La pollution par les nutriments impacte les eaux côtières, alors que le changement climatique s’attaque aux eaux de haute mer. Pour cause, le réchauffement des eaux de surfaces bloque l’oxygène qui n’atteint pas les profondeurs. L’impact sur la population humaine n’est pas nul selon les chercheurs et il en particulier économique : en effet, si la pollution par les nutriments peut stimuler la production de nourriture pour les poissons et faciliter la pêche dans certains cas, « il n’est pas garanti que les activités de pêche artisanale puissent se délocaliser lorsque le manque d’oxygène détruira leurs récoltes ou fera fuir les poissons ». Les scientifiques soulignent également le risque de la désoxygénation pour les récifs coralliens « qui sont une attraction touristique majeure pour de nombreux pays ».

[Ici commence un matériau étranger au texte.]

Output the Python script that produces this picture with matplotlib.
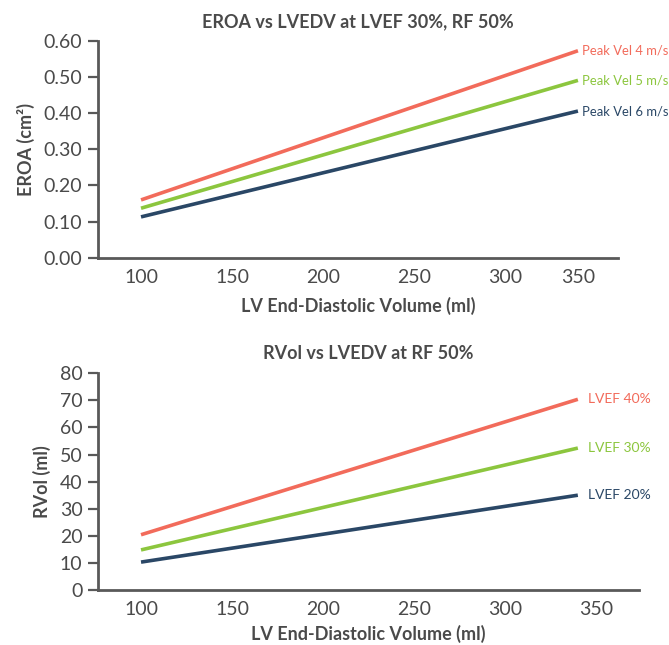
import matplotlib
matplotlib.use("Agg")
import matplotlib.pyplot as plt
import numpy as np

plt.rcParams['font.family'] = ['Lato', 'DejaVu Sans']

# ---- Data ----
top_lvedv = [100, 350]
top_series_names = ["Peak Vel 4 m/s", "Peak Vel 5 m/s", "Peak Vel 6 m/s"]
eroa_vel4 = [0.160, 0.573]
eroa_vel5 = [0.137, 0.491]
eroa_vel6 = [0.113, 0.406]
top_xticks = [100, 150, 200, 250, 300, 350]
top_yticks = [0.0, 0.1, 0.2, 0.3, 0.4, 0.5, 0.6]

bot_lvedv = [100, 340]
bot_series_names = ["LVEF 40%", "LVEF 30%", "LVEF 20%"]
rvol_ef40 = [20.4, 70.4]
rvol_ef30 = [14.8, 52.4]
rvol_ef20 = [10.3, 35.0]
bot_xticks = [100, 150, 200, 250, 300, 350]
bot_yticks = [0, 10, 20, 30, 40, 50, 60, 70, 80]

colors = ["#F26B5B", "#8CC63E", "#2A4766"]
axis_col = "#595959"
text_col = "#4a4a4a"

W, H = 669, 645
fig = plt.figure(figsize=(W / 100, H / 100), dpi=100)

def px_axes(x0, y0, x1, y1):
    return fig.add_axes([x0 / W, 1 - y1 / H, (x1 - x0) / W, (y1 - y0) / H])

def style(ax):
    for s in ["top", "right"]:
        ax.spines[s].set_visible(False)
    for s in ["left", "bottom"]:
        ax.spines[s].set_color(axis_col)
        ax.spines[s].set_linewidth(2)
    ax.tick_params(axis="y", length=7, width=1.6, color=axis_col,
                   labelsize=14, labelcolor=text_col, pad=4)
    ax.tick_params(axis="x", length=0, labelsize=14, labelcolor=text_col, pad=8)

# Top chart: the last category (350) sits closer to 300 than the others
def fwd(x):
    x = np.asarray(x, dtype=float)
    return np.where(x <= 300, x, 300 + (x - 300) * 0.8)

def inv(y):
    y = np.asarray(y, dtype=float)
    return np.where(y <= 300, y, 300 + (y - 300) / 0.8)

ax1 = px_axes(97.7, 41, 618, 257.7)
ax1.set_xscale("function", functions=(fwd, inv))
for vals, c, name in zip([eroa_vel4, eroa_vel5, eroa_vel6], colors, top_series_names):
    ax1.plot(top_lvedv, vals, color=c, lw=2.6, solid_capstyle="butt")
    ax1.annotate(name, (top_lvedv[-1], vals[-1]), xytext=(3, 0),
                 textcoords="offset points", color=c, fontsize=9.4,
                 va="center", ha="left", annotation_clip=False)
ax1.set_xlim(76.2, 377.5)
ax1.set_ylim(0, 0.6)
ax1.set_xticks(top_xticks)
ax1.set_xticklabels([str(t) for t in top_xticks])
ax1.set_yticks(top_yticks)
ax1.set_yticklabels([f"{t:.2f}" for t in top_yticks])
style(ax1)
ax1.set_title("EROA vs LVEDV at LVEF 30%, RF 50%", fontsize=13, fontweight="bold",
              color=text_col, pad=10)
ax1.set_xlabel("LV End-Diastolic Volume (ml)", fontsize=13, fontweight="bold",
               color=text_col, labelpad=8)
ax1.set_ylabel("EROA (cm²)", fontsize=13, fontweight="bold", color=text_col, labelpad=6)

# Bottom chart
ax2 = px_axes(97.7, 373.3, 639, 590)
for vals, c, name in zip([rvol_ef40, rvol_ef30, rvol_ef20], colors, bot_series_names):
    ax2.plot(bot_lvedv, vals, color=c, lw=2.6, solid_capstyle="butt")
    ax2.annotate(name, (bot_lvedv[-1], vals[-1]), xytext=(7, 0),
                 textcoords="offset points", color=c, fontsize=10,
                 va="center", ha="left", annotation_clip=False)
ax2.set_xlim(76.2, 373.6)
ax2.set_ylim(0, 80)
ax2.set_xticks(bot_xticks)
ax2.set_xticklabels([str(t) for t in bot_xticks])
ax2.set_yticks(bot_yticks)
style(ax2)
ax2.set_title("RVol vs LVEDV at RF 50%", fontsize=13, fontweight="bold",
              color=text_col, pad=10)
ax2.set_xlabel("LV End-Diastolic Volume (ml)", fontsize=13, fontweight="bold",
               color=text_col, labelpad=5)
ax2.set_ylabel("RVol (ml)", fontsize=13, fontweight="bold", color=text_col, labelpad=6)

fig.savefig("out.png", dpi=100, facecolor="white")
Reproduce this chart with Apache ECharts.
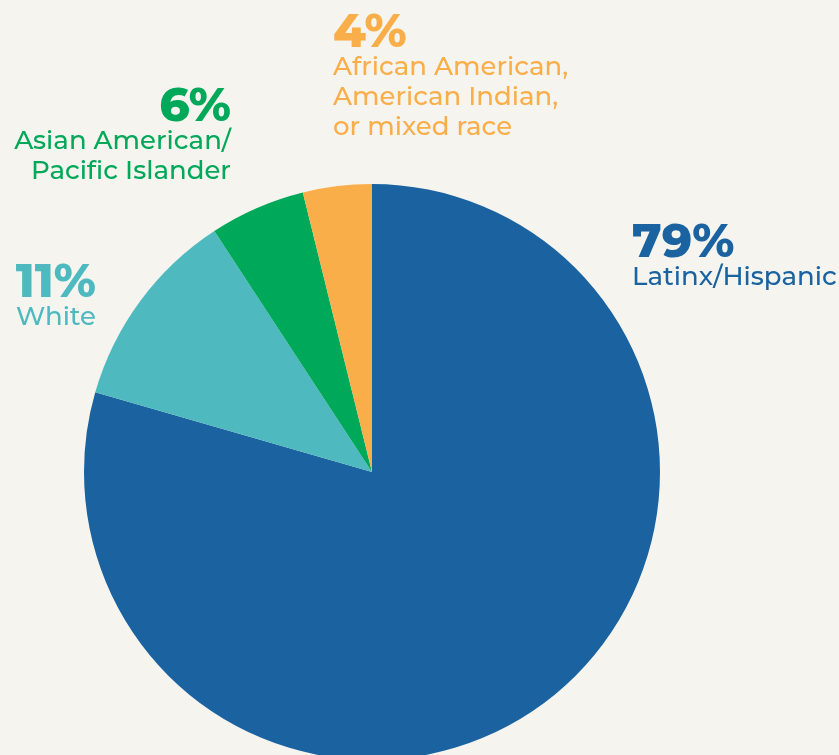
<!DOCTYPE html>
<html>
<head>
<meta charset="utf-8">
<script src="https://cdn.jsdelivr.net/npm/echarts@6/dist/echarts.min.js"></script>
<style>
  html, body { margin: 0; padding: 0; background: #f5f4ee; }
  #chart { width: 839px; height: 755px; }
</style>
</head>
<body>
<div id="chart"></div>
<script>
// data
var groups = ["Latinx/Hispanic", "White", "Asian American/\nPacific Islander", "African American,\nAmerican Indian,\nor mixed race"];
var shares = [79.46, 11.32, 5.36, 3.86];
// percentages printed on the chart
var pctLabels = ["79%", "11%", "6%", "4%"];
var colors = ["#1a62a0", "#4fb9c0", "#00a859", "#f9ae4a"];

// where each label block sits (x, top y, alignment)
var labelPos = [
  { x: 632, y: 224, align: "left" },
  { x: 96, y: 264, align: "right" },
  { x: 231, y: 88, align: "right" },
  { x: 333, y: 14, align: "left" }
];

var chart = echarts.init(document.getElementById("chart"));

var font = "Montserrat, 'Open Sans', sans-serif";

chart.setOption({
  backgroundColor: "#f5f4ee",
  animation: false,
  series: [{
    type: "pie",
    center: [372, 472],
    radius: 288,
    startAngle: 90,
    clockwise: true,
    data: groups.map(function (g, i) {
      return {
        name: g,
        value: shares[i],
        itemStyle: { color: colors[i] },
        label: {
          rich: {
            p: { fontFamily: font, fontWeight: 800, fontSize: 47, lineHeight: 38, color: colors[i] },
            n: { fontFamily: font, fontWeight: 500, fontSize: 26, lineHeight: 30, color: colors[i] }
          }
        }
      };
    }),
    label: {
      show: true,
      position: "outside",
      overflow: "none",
      formatter: function (p) {
        var lines = p.name.split("\n").map(function (l) { return "{n|" + l + "}"; });
        return "{p|" + pctLabels[p.dataIndex] + "}\n" + lines.join("\n");
      }
    },
    labelLine: { show: false },
    labelLayout: function (params) {
      var lp = labelPos[params.dataIndex];
      return { x: lp.x, y: lp.y, align: lp.align, verticalAlign: "top" };
    },
    emphasis: { disabled: true }
  }]
});
</script>
</body>
</html>
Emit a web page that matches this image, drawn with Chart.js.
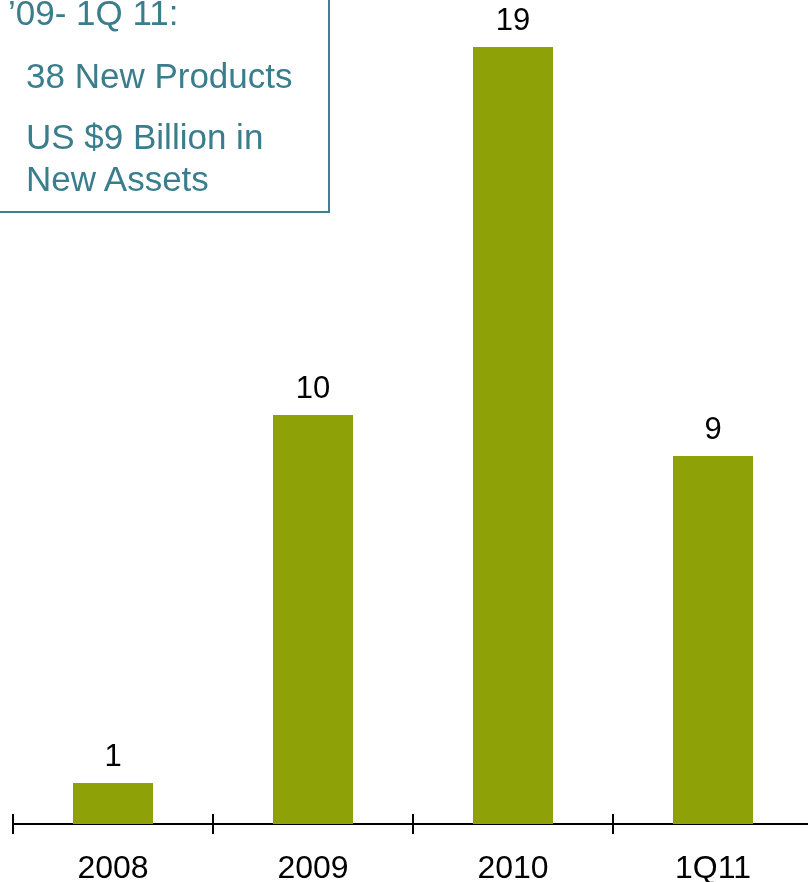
<!DOCTYPE html>
<html>
<head>
<meta charset="utf-8">
<script src="https://cdn.jsdelivr.net/npm/chart.js@4"></script>
<style>
  html, body { margin: 0; padding: 0; background: #fff; }
  body { width: 808px; height: 882px; overflow: hidden; position: relative; font-family: "Liberation Sans", Arial, sans-serif; }
  #wrap { position: absolute; left: 0; top: 0; width: 820px; height: 882px; }
  .note {
    position: absolute; left: -12px; top: -12px; width: 342px; height: 225px;
    border: 2px solid #3d8090; box-sizing: border-box; color: #3a7d8c; font-size: 35px;
  }
  .note div { position: absolute; white-space: nowrap; line-height: 42px; }
</style>
</head>
<body>
<div id="wrap"><canvas id="chart" width="820" height="882"></canvas></div>
<div class="note">
  <div style="left:18px; top:2px;">’09- 1Q 11:</div>
  <div style="left:36px; top:65px;">38 New Products</div>
  <div style="left:36px; top:126px;">US $9 Billion in<br>New Assets</div>
</div>
<script>
const categories = ['2008', '2009', '2010', '1Q11'];
const newProducts = [1, 10, 19, 9];

const BAR_COLOR = '#8ea106';
const FONT = '"Liberation Sans", Arial, sans-serif';

// value labels above each bar
const valueLabels = {
  id: 'valueLabels',
  afterDatasetsDraw(chart) {
    const { ctx } = chart;
    const meta = chart.getDatasetMeta(0);
    ctx.save();
    ctx.font = '31px ' + FONT;
    ctx.fillStyle = '#000';
    ctx.textAlign = 'center';
    ctx.textBaseline = 'alphabetic';
    meta.data.forEach((bar, i) => {
      ctx.fillText(String(newProducts[i]), bar.x, bar.y - 17);
    });
    ctx.restore();
  }
};

// tick marks between categories, crossing the axis line
const boundaryTicks = {
  id: 'boundaryTicks',
  afterDraw(chart) {
    const { ctx } = chart;
    const x = chart.scales.x;
    const y0 = x.top;
    ctx.save();
    ctx.strokeStyle = '#000';
    ctx.lineWidth = 2;
    for (let i = 0; i <= categories.length; i++) {
      const px = Math.round(x.getPixelForValue(i - 0.5));
      ctx.beginPath();
      ctx.moveTo(px, y0 - 10);
      ctx.lineTo(px, y0 + 10);
      ctx.stroke();
    }
    ctx.restore();
  }
};

new Chart(document.getElementById('chart'), {
  type: 'bar',
  data: {
    labels: categories,
    datasets: [{
      data: newProducts,
      backgroundColor: BAR_COLOR,
      borderWidth: 0,
      categoryPercentage: 1,
      barPercentage: 0.4
    }]
  },
  options: {
    responsive: false,
    animation: false,
    layout: { padding: { left: 13, right: 7, top: 6, bottom: 0 } },
    plugins: { legend: { display: false }, tooltip: { enabled: false } },
    scales: {
      x: {
        grid: { display: false, drawTicks: false },
        border: { display: true, color: '#000', width: 2 },
        ticks: { color: '#000', font: { family: FONT, size: 32 }, padding: 26, maxRotation: 0 },
        afterFit(scale) { scale.height = 58; }
      },
      y: { display: false, min: 0, max: 20 }
    }
  },
  plugins: [valueLabels, boundaryTicks]
});
</script>
</body>
</html>
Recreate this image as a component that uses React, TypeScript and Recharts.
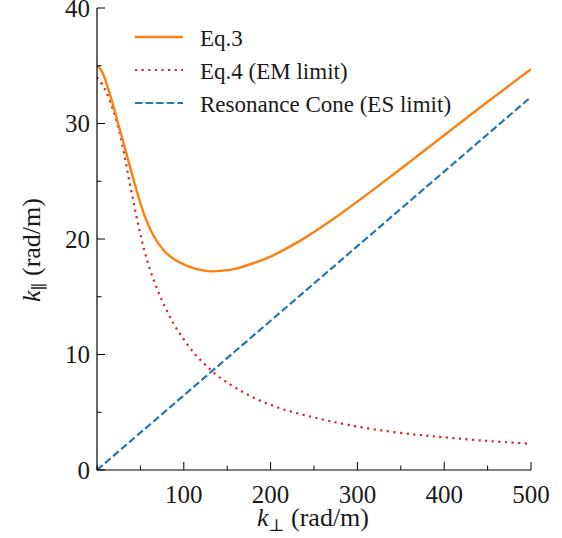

Limiter la pollution, créer des aires marines protégées et renforcer la surveillance
Pour inverser la tendance de désoxygénation, le rapport propose des solutions : développer de meilleurs systèmes septiques et d’assainissement pour diminuer la pollution de l’eau, protéger les pêcheries à risque avec la création d’aires marines protégées (AMP) et de zones de pêche interdite supplémentaires, ou encore renforcer la surveillance des zones de désoxygénation. Le CNRS souligne également les bienfaits des actions locales « comme dans la baie de Chesapeake où la pollution par l’azote a diminué de 24 % grâce à un meilleur traitement des eaux usées, de meilleures pratiques agricoles et une meilleure législation comme le Clean Air Act ».
Pour rappel, le GO2NE a été créé en 2016 par la Commission océanographique intergouvernementale de l’Unesco. Il représente 21 institutions dans 11 pays, dont le Centre national de recherche scientifique (CNRS) français.